Oh baby: In-vitro fertilization treatments and the FMLA
One million babies were born in the U.S. between 1987 and 2015 through the use of in-vitro fertilization (IVF) or other assisted reproductive technologies, according to a 2017 report from the U.S. Society of Assisted Reproductive Technology.
Such fertility procedures are gaining spotlight exposure as employer benefits, which do not always cover them. As more employers provide coverage as a benefit, more employees are apt to obtain them. The treatments require time off from work; thus, employers might wonder if time off would fall under the federal Family and Medical Leave Act (FMLA).
Employees undergoing IVF treatments need time off for the actual procedure, as well as for various appointments, injections, and preparation leading up to the actual procedure.
IVF not specifically mentioned
Neither the FMLA statute nor its regulations specifically address IVF. The FMLA regulations do not include an all-encompassing list of conditions that would fit the definition of a serious health condition and, therefore, qualify for FMLA leave.
When it comes to IVF (as well as any other procedure or condition), employers need to apply the definition of a serious health condition against the information obtained in a certification (or other source).
Court insight: IVF not covered by the FMLA
Often, courts help provide insight, but only one court addressed IVF in relation to the FMLA, and it was back in 2009.

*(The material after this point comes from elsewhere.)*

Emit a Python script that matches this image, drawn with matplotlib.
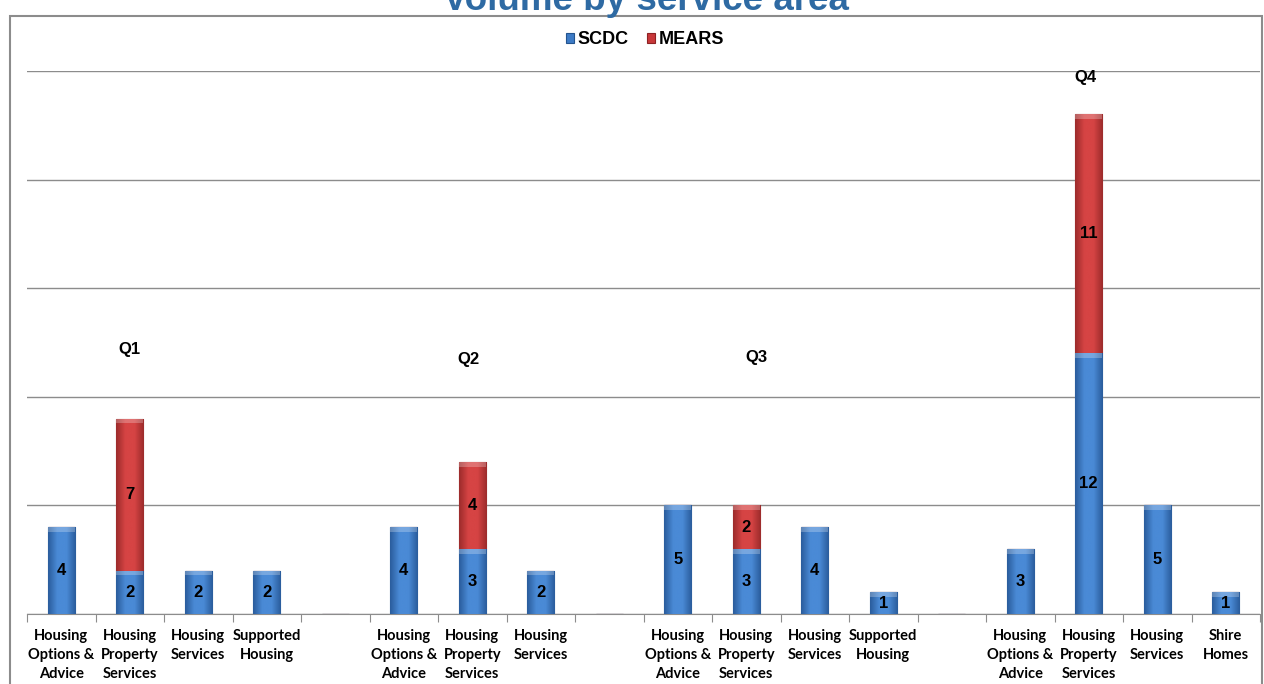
import numpy as np
import matplotlib
matplotlib.use("Agg")
import matplotlib.pyplot as plt
from matplotlib.colors import LinearSegmentedColormap
from matplotlib.patches import Rectangle

# service areas per quarter; blank slots separate the quarters
categories = [
    "Housing\nOptions &\nAdvice", "Housing\nProperty\nServices", "Housing\nServices", "Supported\nHousing", "",
    "Housing\nOptions &\nAdvice", "Housing\nProperty\nServices", "Housing\nServices", "",
    "Housing\nOptions &\nAdvice", "Housing\nProperty\nServices", "Housing\nServices", "Supported\nHousing", "",
    "Housing\nOptions &\nAdvice", "Housing\nProperty\nServices", "Housing\nServices", "Shire\nHomes",
]
scdc = [4, 2, 2, 2, 0, 4, 3, 2, 0, 5, 3, 4, 1, 0, 3, 12, 5, 1]
mears = [0, 7, 0, 0, 0, 0, 4, 0, 0, 0, 2, 0, 0, 0, 0, 11, 0, 0]
quarters = ["Q1", "Q2", "Q3", "Q4"]
quarter_pos = [(1.0, 12.2), (5.95, 11.7), (10.15, 11.8), (14.95, 24.7)]

BLUE = "#3d7bc6"
BLUE_DARK = "#23548f"
RED = "#c8383a"
RED_DARK = "#8e2224"

fig = plt.figure(figsize=(12.64, 6.84), dpi=100)
ax = fig.add_axes([27 / 1264, 70 / 684, 1233 / 1264, 543 / 684])

x = np.arange(len(categories))
width = 0.4


def shaded(bars, light, dark):
    cmap = LinearSegmentedColormap.from_list("bevel", [dark, light, light, dark])
    grad = np.linspace(0, 1, 64).reshape(1, -1)
    for b in bars:
        h = b.get_height()
        if h <= 0:
            continue
        x0, y0, w = b.get_x(), b.get_y(), b.get_width()
        im = ax.imshow(grad, cmap=cmap, extent=(x0, x0 + w, y0, y0 + h),
                       aspect="auto", zorder=3, interpolation="bicubic")
        im.set_clip_path(b)
        # lighter bevel on the top edge
        ax.add_patch(Rectangle((x0, y0 + h - 0.22), w, 0.22, facecolor="white",
                               alpha=0.25, lw=0, zorder=4, clip_path=b))


b1 = ax.bar(x, scdc, width, color=BLUE, edgecolor=BLUE_DARK, lw=0.8, zorder=3, label="SCDC")
b2 = ax.bar(x, mears, width, bottom=scdc, color=RED, edgecolor=RED_DARK, lw=0.8, zorder=3, label="MEARS")
shaded(b1, "#4a8ad6", "#2a5c9c")
shaded(b2, "#d64444", "#9c2b2b")

# value labels in the middle of each segment
for i in x:
    if scdc[i]:
        ax.text(i, scdc[i] / 2, str(scdc[i]), ha="center", va="center",
                fontsize=12, fontweight="bold", family="Liberation Sans", zorder=6)
    if mears[i]:
        ax.text(i, scdc[i] + mears[i] / 2, str(mears[i]), ha="center", va="center",
                fontsize=12, fontweight="bold", family="Liberation Sans", zorder=6)

for q, (qx, qy) in zip(quarters, quarter_pos):
    ax.text(qx, qy, q, ha="center", va="center", fontsize=12, fontweight="bold",
            family="Liberation Sans")

ax.set_xlim(-0.5, len(categories) - 0.5)
ax.set_ylim(0, 25)
ax.set_yticks(np.arange(0, 26, 5))
ax.yaxis.grid(True, color="#8c8c8c", lw=1)
ax.set_axisbelow(True)
ax.tick_params(axis="y", left=False, labelleft=False)
for s in ["left", "right", "top"]:
    ax.spines[s].set_visible(False)
ax.spines["bottom"].set_color("#8c8c8c")

# ticks sit between the categories, labels at the bar centres
ax.set_xticks(np.arange(-0.5, len(categories)), minor=False)
ax.set_xticklabels([])
ax.tick_params(axis="x", direction="out", length=6, color="#8c8c8c")
ax.set_xticks(x, minor=True)
ax.set_xticklabels(categories, minor=True, fontsize=10.5, fontweight="bold",
                   family="Lato", linespacing=1.45)
ax.tick_params(axis="x", which="minor", length=0, pad=11)

leg = fig.legend(handles=[b1, b2], labels=["SCDC", "MEARS"], loc="center",
                 bbox_to_anchor=(645 / 1264, 1 - 40 / 684), ncol=2, frameon=False,
                 prop={"family": "Liberation Sans", "weight": "bold", "size": 13},
                 handlelength=0.45, handleheight=0.45, handletextpad=0.2, columnspacing=1.0)

fig.text(646 / 1264, 1 - 10 / 684, "Volume by service area", ha="center", va="baseline",
         fontsize=26.5, fontweight="bold", family="Liberation Sans", color="#2e6aa3")

# outer chart frame
fig.patches.append(Rectangle((10 / 1264, -0.05), 1252 / 1264, 1.05 - 16 / 684,
                             transform=fig.transFigure, fill=False, edgecolor="#8c8c8c",
                             lw=1.5))

fig.savefig("out.png", dpi=100)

It indicated that an employee’s absences for IVF treatment were not protected by the FMLA because the employee was not incapacitated for more than three consecutive calendar days, as the condition fell under the “incapacity and treatment” part of the definition of a serious health condition.
The court did what employers are to do: It applied the definition and compared it to the information from a certification to determine if it met the FMLA leave criteria.
Once an employee is pregnant, however, the FMLA is involved, as pregnancy is a serious health condition.
Pregnancy Discrimination Act
Even though IVF treatments might not qualify as an FMLA serious health condition, currently, denying leave for such treatments could risk a gender/pregnancy discrimination claim under the federal Pregnancy Discrimination Act (PDA). State laws might come into play, as well.
Under the federal PDA, if a woman is temporarily unable to perform her job due to a medical condition related to pregnancy or childbirth, the employer must treat her in the same way as it treats any other temporarily disabled employee.
An employer might, for example, have to provide:
- Light duty work,
- Alternative assignments,
- Disability leave, or
- Unpaid leave.
Employees with pregnancy-related conditions, such as IVF, might qualify for these accommodations if an employer accommodates other temporarily disabled employees. An as always, accommodations must be considered on a case-by-case basis.
Key to remember: Time off for IVF treatments is not generally protected by the FMLA, because the employee (or spouse) does not otherwise have an FMLA serious health condition. Time off, however, could be protected under the PDA.